Why must we push this now?
Because dynasties are expanding. In 2025, they already control more than four-fifths of provinces. By 2028, without reform, we may wake up to find our democracy completely hereditary.
Because poverty is stubborn. Studies show dynastic provinces lag behind in human development. If we want real inclusive growth, we must open politics to new leaders who bring new ideas.
Because young Filipinos are watching. Many feel cynical: “Politics is just for the rich families.” Passing this law can restore faith, telling the youth: “You, too, can lead someday.”
Because democracy is fragile. History has shown us how quickly it can collapse. Breaking dynasties strengthens our defenses against authoritarianism.
The best time to act was in 1987. The second best time is now.
A New Call to Action
We, the people, cannot sit idly by. If Congress is hesitant, it is our role as citizens to raise our voices. To demand action. To remind them that they swore to uphold the Constitution—not just the parts that are convenient for their families.

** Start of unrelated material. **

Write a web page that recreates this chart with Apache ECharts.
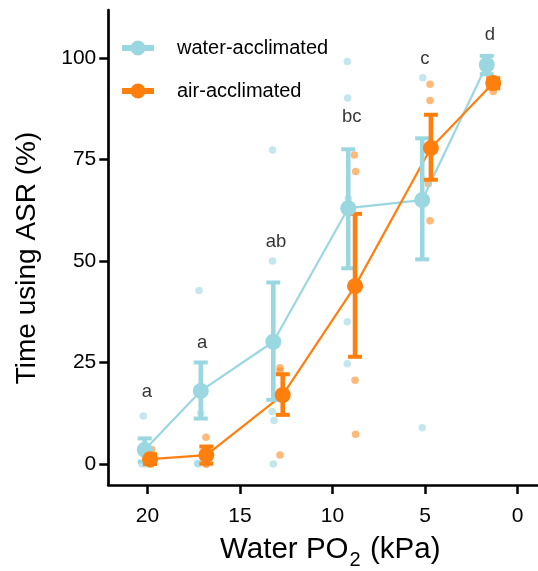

This is not about hatred for certain surnames. It is about fairness. It is about opening doors. It is about giving every Filipino child—whether born in a mansion in Forbes Park or in a nipa hut by the sea—a fair chance to serve the country.
Imagine a Philippines where leadership is not inherited but earned. Where candidates win not because of their last name, but because of their vision, integrity, and service. Where every barangay, every town, every province is led by the best among us—not just the most connected among us.
That is the Philippines we deserve.
And that is why we must break the chains. Pass the Anti-Political Dynasty Law.
Every Filipino deserves a chance to lead—not just those born into a last name.